Dataset content
►

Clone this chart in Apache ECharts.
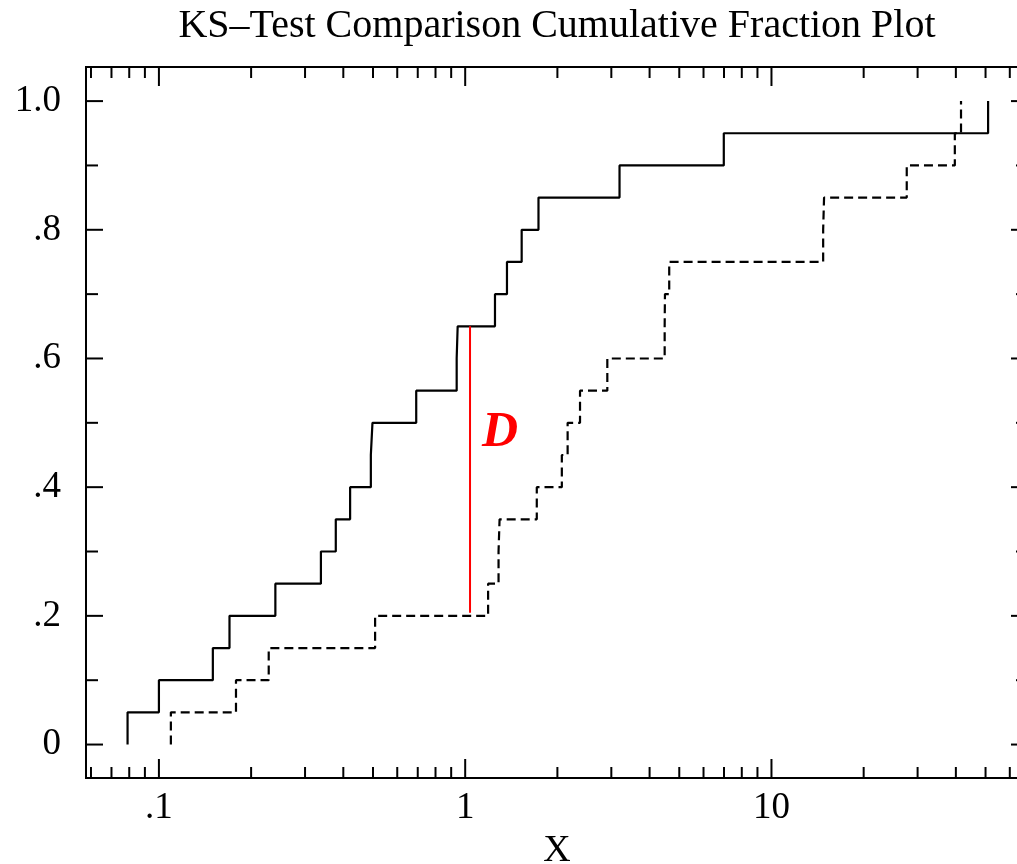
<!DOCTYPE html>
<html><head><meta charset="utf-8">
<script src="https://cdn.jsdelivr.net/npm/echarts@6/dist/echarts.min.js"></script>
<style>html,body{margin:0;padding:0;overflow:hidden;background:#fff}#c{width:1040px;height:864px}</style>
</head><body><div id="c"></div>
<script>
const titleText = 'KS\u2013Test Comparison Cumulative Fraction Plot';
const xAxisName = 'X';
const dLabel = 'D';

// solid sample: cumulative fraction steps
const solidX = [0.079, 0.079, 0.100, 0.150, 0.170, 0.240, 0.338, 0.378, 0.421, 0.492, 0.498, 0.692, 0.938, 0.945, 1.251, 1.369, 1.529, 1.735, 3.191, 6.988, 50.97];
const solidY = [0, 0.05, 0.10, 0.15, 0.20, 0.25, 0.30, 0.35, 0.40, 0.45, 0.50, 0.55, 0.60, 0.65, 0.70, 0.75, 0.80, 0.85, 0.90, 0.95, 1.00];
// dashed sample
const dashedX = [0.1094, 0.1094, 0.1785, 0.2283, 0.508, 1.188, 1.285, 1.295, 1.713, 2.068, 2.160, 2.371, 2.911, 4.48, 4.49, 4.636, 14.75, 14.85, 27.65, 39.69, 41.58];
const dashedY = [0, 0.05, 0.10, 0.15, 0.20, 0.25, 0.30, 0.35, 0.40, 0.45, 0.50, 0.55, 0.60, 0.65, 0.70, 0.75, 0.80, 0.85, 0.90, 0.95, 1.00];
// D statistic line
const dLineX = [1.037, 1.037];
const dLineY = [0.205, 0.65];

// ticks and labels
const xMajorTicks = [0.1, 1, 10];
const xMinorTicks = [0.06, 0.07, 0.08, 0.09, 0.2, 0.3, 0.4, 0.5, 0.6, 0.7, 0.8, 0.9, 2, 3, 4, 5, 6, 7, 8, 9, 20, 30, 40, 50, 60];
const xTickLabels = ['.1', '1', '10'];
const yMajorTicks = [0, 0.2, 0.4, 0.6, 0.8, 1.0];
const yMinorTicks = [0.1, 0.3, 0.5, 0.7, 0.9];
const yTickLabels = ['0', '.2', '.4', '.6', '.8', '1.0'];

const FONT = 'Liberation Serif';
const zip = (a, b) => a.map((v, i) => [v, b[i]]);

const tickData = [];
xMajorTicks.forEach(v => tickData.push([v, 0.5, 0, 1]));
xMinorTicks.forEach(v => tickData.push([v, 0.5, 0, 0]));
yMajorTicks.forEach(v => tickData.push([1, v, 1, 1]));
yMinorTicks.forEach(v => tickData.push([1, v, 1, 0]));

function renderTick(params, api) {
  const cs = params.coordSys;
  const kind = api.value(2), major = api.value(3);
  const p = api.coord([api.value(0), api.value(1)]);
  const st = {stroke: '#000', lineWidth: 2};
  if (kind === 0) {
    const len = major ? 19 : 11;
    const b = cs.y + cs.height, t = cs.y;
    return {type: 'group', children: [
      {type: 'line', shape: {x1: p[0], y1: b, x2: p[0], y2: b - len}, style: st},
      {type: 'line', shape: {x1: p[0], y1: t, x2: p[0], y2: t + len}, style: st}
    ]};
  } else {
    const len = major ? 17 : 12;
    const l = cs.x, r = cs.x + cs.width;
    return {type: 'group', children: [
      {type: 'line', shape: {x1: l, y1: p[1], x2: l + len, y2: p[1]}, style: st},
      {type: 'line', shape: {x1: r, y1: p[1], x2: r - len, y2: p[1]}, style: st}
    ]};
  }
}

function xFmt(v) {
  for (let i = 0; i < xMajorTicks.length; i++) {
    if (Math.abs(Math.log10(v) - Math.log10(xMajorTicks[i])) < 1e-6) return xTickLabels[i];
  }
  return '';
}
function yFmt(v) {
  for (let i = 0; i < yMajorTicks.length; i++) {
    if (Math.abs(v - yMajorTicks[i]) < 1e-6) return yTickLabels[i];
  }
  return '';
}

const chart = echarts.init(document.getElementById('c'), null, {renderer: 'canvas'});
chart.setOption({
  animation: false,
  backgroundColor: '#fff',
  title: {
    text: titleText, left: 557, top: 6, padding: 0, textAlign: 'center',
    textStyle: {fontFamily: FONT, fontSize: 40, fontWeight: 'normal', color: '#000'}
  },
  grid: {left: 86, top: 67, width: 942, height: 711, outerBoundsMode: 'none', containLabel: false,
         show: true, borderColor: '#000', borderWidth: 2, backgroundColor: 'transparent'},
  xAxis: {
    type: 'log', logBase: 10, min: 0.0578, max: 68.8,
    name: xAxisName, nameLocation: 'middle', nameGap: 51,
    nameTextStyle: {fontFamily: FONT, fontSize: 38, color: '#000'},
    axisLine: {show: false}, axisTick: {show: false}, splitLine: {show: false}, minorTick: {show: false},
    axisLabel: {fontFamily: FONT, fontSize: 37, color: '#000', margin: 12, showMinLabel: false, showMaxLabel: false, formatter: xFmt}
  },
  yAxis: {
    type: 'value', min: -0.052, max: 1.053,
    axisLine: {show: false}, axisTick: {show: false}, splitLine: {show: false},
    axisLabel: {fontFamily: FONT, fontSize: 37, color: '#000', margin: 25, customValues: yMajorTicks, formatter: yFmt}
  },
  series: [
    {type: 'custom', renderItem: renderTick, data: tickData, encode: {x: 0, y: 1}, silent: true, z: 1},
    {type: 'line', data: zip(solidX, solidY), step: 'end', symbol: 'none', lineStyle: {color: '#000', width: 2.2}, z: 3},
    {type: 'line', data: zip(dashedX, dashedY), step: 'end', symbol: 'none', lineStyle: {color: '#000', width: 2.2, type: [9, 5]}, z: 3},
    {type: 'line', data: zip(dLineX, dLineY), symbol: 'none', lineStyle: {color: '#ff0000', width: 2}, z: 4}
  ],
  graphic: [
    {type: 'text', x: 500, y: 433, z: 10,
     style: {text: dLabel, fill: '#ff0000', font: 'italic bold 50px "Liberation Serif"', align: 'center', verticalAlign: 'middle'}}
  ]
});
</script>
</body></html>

◄

Brief
Repeat the listing above from its first line through the line that contains "const dLineY = [0.205, 0.65];", both included, and nothing more. Drop the pictures.

Result of the exercise
Clone this chart in Apache ECharts.
<!DOCTYPE html>
<html><head><meta charset="utf-8">
<script src="https://cdn.jsdelivr.net/npm/echarts@6/dist/echarts.min.js"></script>
<style>html,body{margin:0;padding:0;overflow:hidden;background:#fff}#c{width:1040px;height:864px}</style>
</head><body><div id="c"></div>
<script>
const titleText = 'KS\u2013Test Comparison Cumulative Fraction Plot';
const xAxisName = 'X';
const dLabel = 'D';

// solid sample: cumulative fraction steps
const solidX = [0.079, 0.079, 0.100, 0.150, 0.170, 0.240, 0.338, 0.378, 0.421, 0.492, 0.498, 0.692, 0.938, 0.945, 1.251, 1.369, 1.529, 1.735, 3.191, 6.988, 50.97];
const solidY = [0, 0.05, 0.10, 0.15, 0.20, 0.25, 0.30, 0.35, 0.40, 0.45, 0.50, 0.55, 0.60, 0.65, 0.70, 0.75, 0.80, 0.85, 0.90, 0.95, 1.00];
// dashed sample
const dashedX = [0.1094, 0.1094, 0.1785, 0.2283, 0.508, 1.188, 1.285, 1.295, 1.713, 2.068, 2.160, 2.371, 2.911, 4.48, 4.49, 4.636, 14.75, 14.85, 27.65, 39.69, 41.58];
const dashedY = [0, 0.05, 0.10, 0.15, 0.20, 0.25, 0.30, 0.35, 0.40, 0.45, 0.50, 0.55, 0.60, 0.65, 0.70, 0.75, 0.80, 0.85, 0.90, 0.95, 1.00];
// D statistic line
const dLineX = [1.037, 1.037];
const dLineY = [0.205, 0.65];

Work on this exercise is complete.